Jack noticed the driver’s knowledge of the routes, figured it was part of the business of transporting people from one place to another destination. Those destinations could be airports, train and bus terminals, and the city had many other points of interest. But if you drove the overnight shift, it was a different clientele. Sure, the airports and terminals were still there, but so were the nightclubs, the gambling joints, the motels, and the whorehouses. All the all-night dives like Half-Ass and Grampa’s and Lucy Jung’s.

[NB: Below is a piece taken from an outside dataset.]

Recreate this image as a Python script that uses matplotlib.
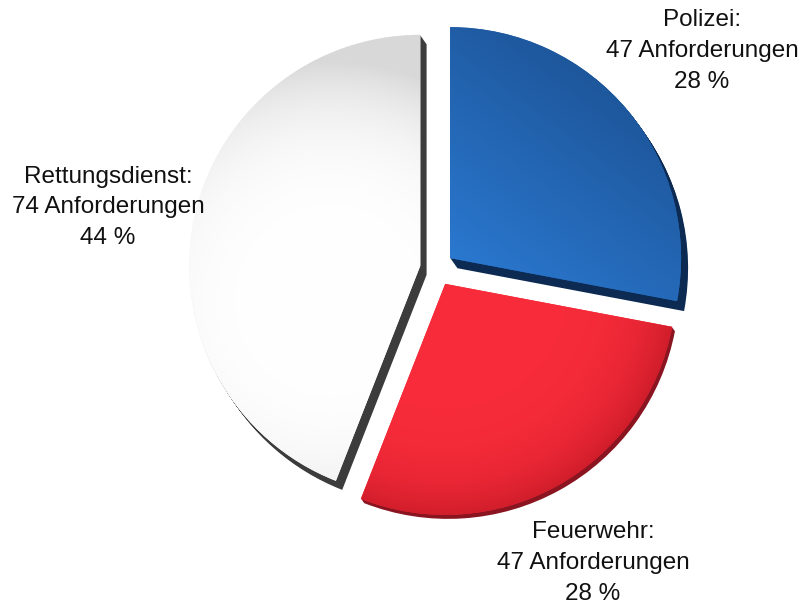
import numpy as np
import matplotlib
matplotlib.use("Agg")
import matplotlib.pyplot as plt

categories = ["Polizei", "Feuerwehr", "Rettungsdienst"]
values = [47, 47, 74]
percent_labels = ["28 %", "28 %", "44 %"]

W, H = 810, 603
fig = plt.figure(figsize=(W / 100, H / 100), dpi=100)
ax = fig.add_axes([0, 0, 1, 1])
ax.set_xlim(0, W)
ax.set_ylim(0, H)
ax.axis("off")

cx, cy = 437, H - 269
radius = 231
explode = [17, 17, 17]

side_colors = ["#0c2a52", "#8a1420", "#3c3c3c"]
top_colors = ["#2466b4", "#f02a38", "#f2f2f2"]
depths = [10, 4, 9]

# extrusion (side faces)
for k in range(1, 11):
    cols = [c if k <= d else "none" for c, d in zip(side_colors, depths)]
    ax.pie(values, center=(cx + 0.7 * k, cy - 1.0 * k), radius=radius,
           startangle=90, counterclock=False, explode=explode,
           colors=cols, wedgeprops=dict(linewidth=0))

wedges, _ = ax.pie(values, center=(cx, cy), radius=radius, startangle=90,
                   counterclock=False, explode=explode, colors=top_colors,
                   wedgeprops=dict(linewidth=0))

yy, xx = np.mgrid[0:H, 0:W]
def grad_img(c1, c2, t):
    c1 = np.array(matplotlib.colors.to_rgb(c1))
    c2 = np.array(matplotlib.colors.to_rgb(c2))
    t = np.clip(t, 0, 1)[..., None]
    return c1 * (1 - t) + c2 * t

# blue: lighter lower-left, darker upper-right
tb = ((xx - 450) * 0.6 + (255 - yy) * 0.8) / 240
img_b = grad_img("#2a78cf", "#1d5599", tb)
# red: bright, darker toward rim
tr = np.hypot(xx - 443, yy - 283) / 240
img_r = grad_img("#f82c3a", "#c81a28", tr ** 6)
# white: white in middle, light gray toward rim
tw = np.hypot(xx - 330, yy - 300) / 240
img_w = grad_img("#ffffff", "#d8d8d8", tw ** 4)

for wdg, img in zip(wedges, [img_b, img_r, img_w]):
    im = ax.imshow(img, extent=(0, W, 0, H), origin="upper",
                   zorder=wdg.get_zorder() + 0.1, interpolation="bilinear")
    im.set_clip_path(wdg)
ax.set_xlim(0, W)
ax.set_ylim(0, H)
ax.set_aspect("auto")

label_pos = [(702, H - 51), (593, H - 563), (108, H - 207)]
for cat, val, pct, (lx, ly) in zip(categories, values, percent_labels, label_pos):
    ax.text(lx, ly, f"{cat}:\n{val} Anforderungen\n{pct}", ha="center", va="center",
            fontsize=17.5, family="Liberation Sans", color="#111111", linespacing=1.5,
            zorder=10)

fig.savefig("out.png", dpi=100)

The interior of the car was gray, dark as the sky outside, but clean, without magazines or personal items, unlike the cars of some of the drivers who used their own family vehicles to make extra money.

Always on call, Jack thought, real Chinese cowboys. Saddle up, ride out. A lot of single or divorced men. The lifestyle didn’t help family life. These were the men who disdained the obsequious restaurant work of their peers, the back-breaking labor of the Chinatown coolie construction gangs, the grinding days of the street vendors in the heat and freeze and rain and snow.

No, they preferred to mount their leased, air-conditioned Town Cars to ferry others to destinations sometimes deemed illegal, but where the tips were better than good and where one could do well in the gwai lo city.

There were no other clues in the see gay car. No family photographs or Chinese saints on the dashboard. No faux-Chinese firecrackers hanging off the rearview mirror. No takeout containers or water bottles or Chinese newspapers.

Just another hustling guy trying to make a few extra bucks.

But of course he didn’t think Bossy himself did the killing. Franky Noodles, either: Too obvious, and he doesn’t fit the profile. They’d kept him out of it, had protected the wannabe golden boy.

The radio car crossed the Manhattan Bridge before Jack knew it and was rolling into Chinatown. The driver drifted his car right, down through Fukienese East Broadway and around to Confucius Towers, a block’s walk to the Fifth Precinct.

If it wasn’t Bossy, it’s someone he trusted.

He paid the driver an extra five and crossed Bowery from Confucius Towers toward the Fifth Precinct.

Run DMV

THE KNOTS AT the back of his head, neck, and shoulders grabbed at him, but Jack had spread on the mon gum yow, Tiger Balm, let it do its mentholated relief work for him. The shift cops wrinkled up their noses as he passed. He went to the second floor of the Fifth Precinct, to the main computer, and logged in.